[What is asked] Give the number of lines holding the string "this" and nothing more.

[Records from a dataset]
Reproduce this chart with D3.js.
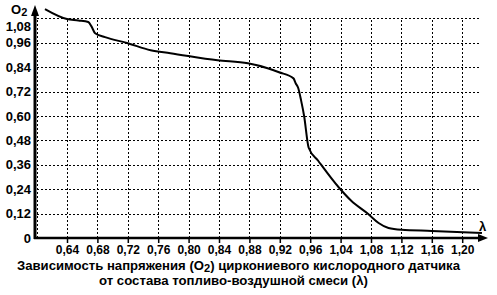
<!DOCTYPE html>
<html>
<head>
<meta charset="utf-8">
<script src="https://cdn.jsdelivr.net/npm/d3@7"></script>
<style>
  body { margin: 0; background: #fff; }
  svg { display: block; font-family: "Liberation Sans", Arial, sans-serif; font-weight: bold; }
</style>
</head>
<body>
<div id="chart"></div>
<script>
// lambda tick labels (axis is evenly spaced, 1,00 is skipped)
const xTicks = [0.64, 0.68, 0.72, 0.76, 0.80, 0.84, 0.88, 0.92, 0.96, 1.04, 1.08, 1.12, 1.16, 1.20]
const yTicks = [0, 0.12, 0.24, 0.36, 0.48, 0.60, 0.72, 0.84, 0.96, 1.08]

// sensor curve
const lambda = [0.611, 0.640, 0.655, 0.668, 0.672, 0.677, 0.690, 0.720, 0.750, 0.776,
  0.838, 0.878, 0.904, 0.919, 0.938, 0.941, 0.944, 0.948, 0.952, 0.958,
  0.981, 1.036, 1.054, 1.076, 1.090, 1.103, 1.120, 1.160, 1.226]
const o2 = [1.126, 1.077, 1.070, 1.062, 1.042, 1.007, 0.988, 0.958, 0.923, 0.909,
  0.874, 0.859, 0.835, 0.815, 0.785, 0.760, 0.740, 0.677, 0.600, 0.444,
  0.380, 0.247, 0.183, 0.119, 0.074, 0.049, 0.040, 0.035, 0.025]

const title1 = ["Зависимость напряжения (O", "2", ") циркониевого кислородного датчика"]
const title2 = "от состава топливо-воздушной смеси (λ)"

const width = 497
const height = 295
const x0 = 36.6
const step = 30.4
const yZero = 238

// piecewise scale: equal spacing per tick, 0.96 -> 1.04 is one step
const x = d3.scaleLinear()
  .domain([0.60, 0.96, 1.04, 1.20])
  .range([x0, x0 + 9 * step, x0 + 10 * step, x0 + 14 * step])

const y = d3.scaleLinear()
  .domain([0, 1.08])
  .range([yZero, yZero - 9 * 24.4])

const fmt = d => d === 0 ? "0" : d3.format(".2f")(d).replace(".", ",")
const snap = v => Math.round(v) + 0.5

const svg = d3.select("#chart")
  .append("svg")
  .attr("width", width)
  .attr("height", height)

// grid
const grid = svg.append("g")
  .attr("stroke", "#000")
  .attr("stroke-width", 1.4)
  .attr("stroke-dasharray", "2,2")
  .attr("shape-rendering", "crispEdges")

grid.selectAll("line.h")
  .data(yTicks.filter(d => d > 0))
  .join("line")
  .attr("class", "h")
  .attr("x1", x(0.60))
  .attr("x2", 481)
  .attr("y1", d => snap(y(d)))
  .attr("y2", d => snap(y(d)))

grid.selectAll("line.v")
  .data([0.60, ...xTicks])
  .join("line")
  .attr("class", "v")
  .attr("x1", d => snap(x(d)))
  .attr("x2", d => snap(x(d)))
  .attr("y1", yZero)
  .attr("y2", y(1.08))

// x axis labels and ticks
const xAxis = svg.append("g")
  .attr("transform", `translate(0, ${yZero})`)
  .call(d3.axisBottom(x).tickValues(xTicks).tickFormat(fmt).tickSize(5).tickPadding(2))

xAxis.select(".domain").remove()
xAxis.selectAll("line").attr("stroke", "#000").attr("stroke-width", 1.5)
xAxis.selectAll("text")
  .attr("fill", "#000")
  .style("font-size", "12px")
  .style("font-family", "'Liberation Sans', Arial, sans-serif")
  .style("font-weight", "bold")

// y axis labels
const yAxis = svg.append("g")
  .attr("transform", `translate(35, 0)`)
  .call(d3.axisLeft(y).tickValues(yTicks).tickFormat(fmt).tickSize(0).tickPadding(4))

yAxis.select(".domain").remove()
yAxis.selectAll("text")
  .attr("fill", "#000")
  .style("font-size", "13px")
  .style("font-family", "'Liberation Sans', Arial, sans-serif")
  .style("font-weight", "bold")
yAxis.selectAll(".tick")
  .filter(d => d === 1.08)
  .select("text")
  .attr("dy", "0.9em")

// curve
svg.append("path")
  .datum(d3.zip(lambda, o2))
  .attr("fill", "none")
  .attr("stroke", "#000")
  .attr("stroke-width", 2)
  .attr("stroke-linejoin", "round")
  .attr("d", d3.line().x(d => x(d[0])).y(d => y(d[1])).curve(d3.curveMonotoneX))

// axis lines with arrows
const axes = svg.append("g").attr("fill", "#000")
axes.append("line")
  .attr("x1", 35).attr("x2", 35)
  .attr("y1", yZero + 1).attr("y2", 14)
  .attr("stroke", "#000").attr("stroke-width", 3)
axes.append("path").attr("d", "M35,5 L31,16 L39,16 Z")

axes.append("line")
  .attr("x1", 34).attr("x2", 481)
  .attr("y1", yZero).attr("y2", yZero)
  .attr("stroke", "#000").attr("stroke-width", 2.5)
axes.append("path").attr("d", `M488,${yZero} L478,${yZero - 4} L478,${yZero + 4} Z`)

// axis names
const o2Label = svg.append("text")
  .attr("x", 11)
  .attr("y", 14)
  .style("font-size", "13px")
o2Label.append("tspan").text("O")
o2Label.append("tspan").attr("dy", 2).style("font-size", "11px").text("2")

svg.append("text")
  .attr("x", 479)
  .attr("y", 231)
  .style("font-size", "13px")
  .text("λ")

// caption
const cap1 = svg.append("text")
  .attr("x", 17)
  .attr("y", 270)
  .attr("textLength", 443)
  .attr("lengthAdjust", "spacingAndGlyphs")
  .style("font-size", "13px")
cap1.append("tspan").text(title1[0])
cap1.append("tspan").attr("dy", 2).style("font-size", "11px").text(title1[1])
cap1.append("tspan").attr("dy", -2).text(title1[2])

svg.append("text")
  .attr("x", 99)
  .attr("y", 285)
  .attr("textLength", 269)
  .attr("lengthAdjust", "spacingAndGlyphs")
  .style("font-size", "13px")
  .text(title2)
</script>
</body>
</html>
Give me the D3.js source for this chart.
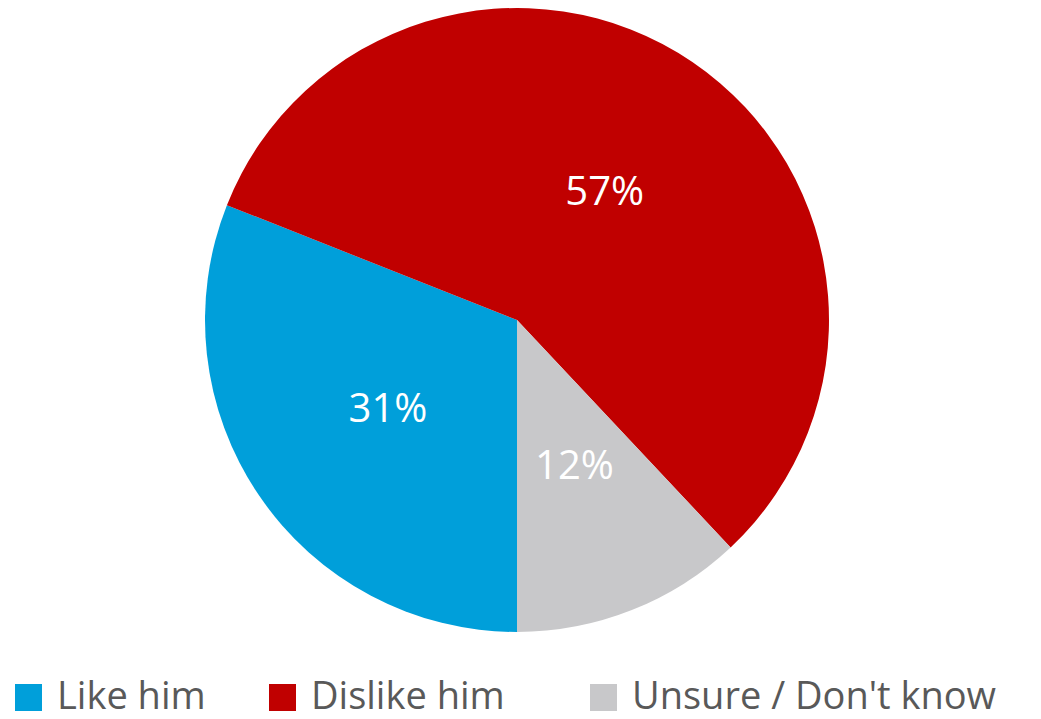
<!DOCTYPE html>
<html>
<head>
<meta charset="utf-8">
<script src="https://cdn.jsdelivr.net/npm/d3@7"></script>
<style>
  html, body { margin: 0; padding: 0; background: #fff; }
  svg { display: block; }
</style>
</head>
<body>
<svg id="chart" width="1041" height="719"></svg>
<script>
const categories = ["Like him", "Dislike him", "Unsure / Don't know"];
const values = [31, 57, 12];
const colors = ["#009FDA", "#C00000", "#C8C8CA"];

const svg = d3.select("#chart");
const cx = 517, cy = 320, R = 312;

const pie = d3.pie().sort(null).value(d => d).startAngle(Math.PI).endAngle(3 * Math.PI);
const arcs = pie(values);
const arc = d3.arc().innerRadius(0).outerRadius(R);
const labelArc = d3.arc().innerRadius(R * 0.5).outerRadius(R * 0.5);

const g = svg.append("g").attr("transform", `translate(${cx},${cy})`);
g.selectAll("path").data(arcs).join("path")
  .attr("d", arc)
  .attr("fill", (d, i) => colors[i]);

g.selectAll("text").data(arcs).join("text")
  .attr("transform", d => `translate(${labelArc.centroid(d)})`)
  .attr("text-anchor", "middle")
  .attr("dy", "0.35em")
  .attr("fill", "#fff")
  .attr("font-family", "'Open Sans', sans-serif")
  .attr("font-size", 40)
  .text(d => d.data + "%");

// Legend
const legendX = [15, 269, 590];
const legend = svg.append("g");
categories.forEach((c, i) => {
  legend.append("rect")
    .attr("x", legendX[i]).attr("y", 684)
    .attr("width", 27).attr("height", 27)
    .attr("fill", colors[i]);
  legend.append("text")
    .attr("x", legendX[i] + 42).attr("y", 709)
    .attr("font-family", "'Open Sans', sans-serif")
    .attr("font-size", 38)
    .attr("fill", "#595959")
    .text(c);
});
</script>
</body>
</html>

[Exercise solution] 2